First up, Arriva Trains Wales, from Ludlow to Shrewsbury:


This toilet is thoughtfully combined with a baby-changing table.

Note the pile of toilet paper nonchalantly placed upon the dispenser.


Next, we have the Wrexham & Shropshire from Shrewsbury to London Marylebone. (I chose this route as the trains are infinitely preferable to the fridge-like interior design of the FirstGreatWestern offering via Newport. With W&S, even standard class feels like first class.)


But what is the handle for? I assume it is a manual self-steadying device. 



(blurriness reflecting state of mind - I slept through most of this journey, as I had had a very short night.)


The London Underground, as well you know, is without toilets on its trains (but wouldn't that be something?)
We thus move to the following day, and Eurostar from St. Pancras International to Bruxelles Midi (Brussel Zuid)
Less can be seen, due to a smaller space than the previous two.



but multiple mirrors compensate visually for this lack of space.


Leaving Brussels and heading East into Germany, it's...
Thalys, from Bruxelles Midi to Köln Hbf.


A mirror above the toilet allows the male trans-European-border traveller to watch himself while peeing.



For the first time, mirrors mirror mirrors in parallel, creating more visual space than any previous toilet.

Then into Eastern Europe, on the Köln-москва 2-night sleeper from Cologne to Moscow: The toilets on this train made an amazing "wheeeching" sound when flushing. I have yet to find any recordings I may have made of this.

This grey-green decor characterised the whole train interior. 


A double mirror on the wall further enlarges an already large space.

RUSSIA:
The toilets on the 5-night sleeper "байкал" from Moscow to Irkutsk had a similar general layout to the Köln-москва sleeper.

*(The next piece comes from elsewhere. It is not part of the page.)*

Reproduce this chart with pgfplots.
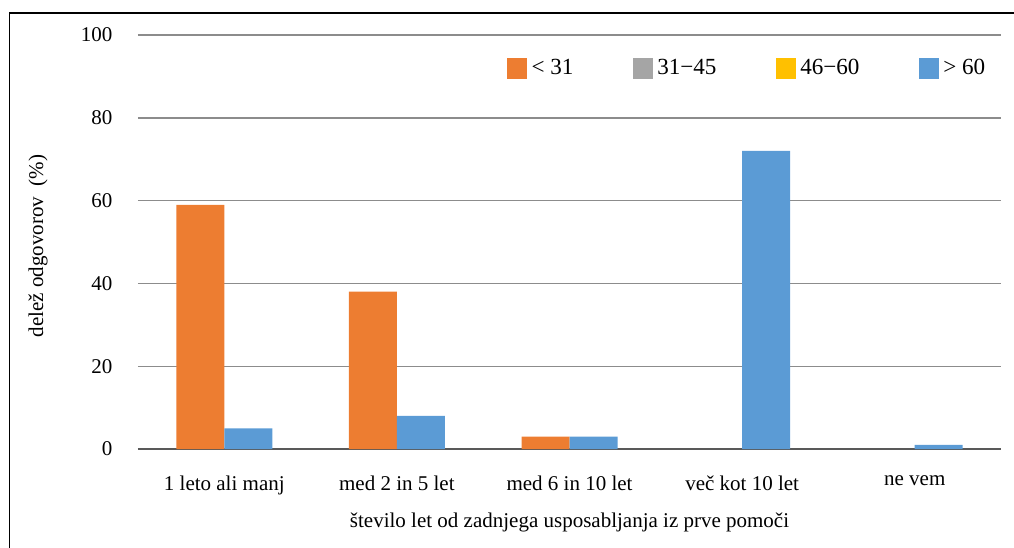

It seems that the actual pan is designed so that those who want to squat upon it can do so using the handy foot pads. The bottom of the pan actually opens straight onto the tracks below. Also notice that the floor has plastic matting and a drain in the middle, so the whole space can be used as a shower room.


A decent mixer tap made this space seem very civilised. 
The very clunky door handle was typical of all the trains across central Asia. 
A similarly large double mirror - and a shaver plug with which to charge up my camera battery!


Next, onto a Mongolian train, where the water delivery and flushing system seems to have all sorts of complicated instructions attached to it. I think these are best ignored.





A nice friendly round-cornered mirror.

A view from the top, in which can be seen the complicated water delivery and flushing system. A shower is less easy here, due to a lack of floor matting. There was not much space, but fortunately no cats were available for swinging.

The Chinese train was fairly similar to the Mongolian one, although with slightly greyer décor:





Above the no drinking sign is a small alcove with two stopcocks in. Each one has a different number of gallons(litres?) on - I assume they are linked to different sized water tanks.







Next comes my first failure of this series: the fastest regular service train in the world. This runs from Beijing to Tianjin, and I was unable to access the toilets. This may have been because of the short journey time, but I ought at least to have taken a photo of the outside of the toilet door. Instead, here is a photo showing the interior of the train, including a screen that announces how fast the train is travelling:


(clicking on the image should give you a larger version, on which you may be able to read the speed.)



My next forms of transport were bus and taxi (no toilets) from Tianjin to Tanggu. 

At Tanggu, there is no more land to the East without going North or South, so I boarded the "Jincheon" ferry to get to Korea. This then, is one of the many toilets aboard the ferry:

The bright colours of the anti-odour blocks really brighten up the room!


This could almost be a toilet in any public space, but I assure you it is aboard a ferry. 

Of course, the ferry is far more spacious than on a train, and the walls of mirrors make this even more so. 


 Lots of fun for photographing with...





KOREA:
On arrival in Incheon, I got the subway into Seoul. No toilets on the subway, but here is a photo depicting the general atmosphere:





The next toilet photos were taken aboard Korea's High-speed train, the KTX. This was designed and built by the same company as France's TGV, so there were notable similarities with Thalys and Eurostar (see above).




This is the first train since Thalys that had facing mirrors in the toilet. 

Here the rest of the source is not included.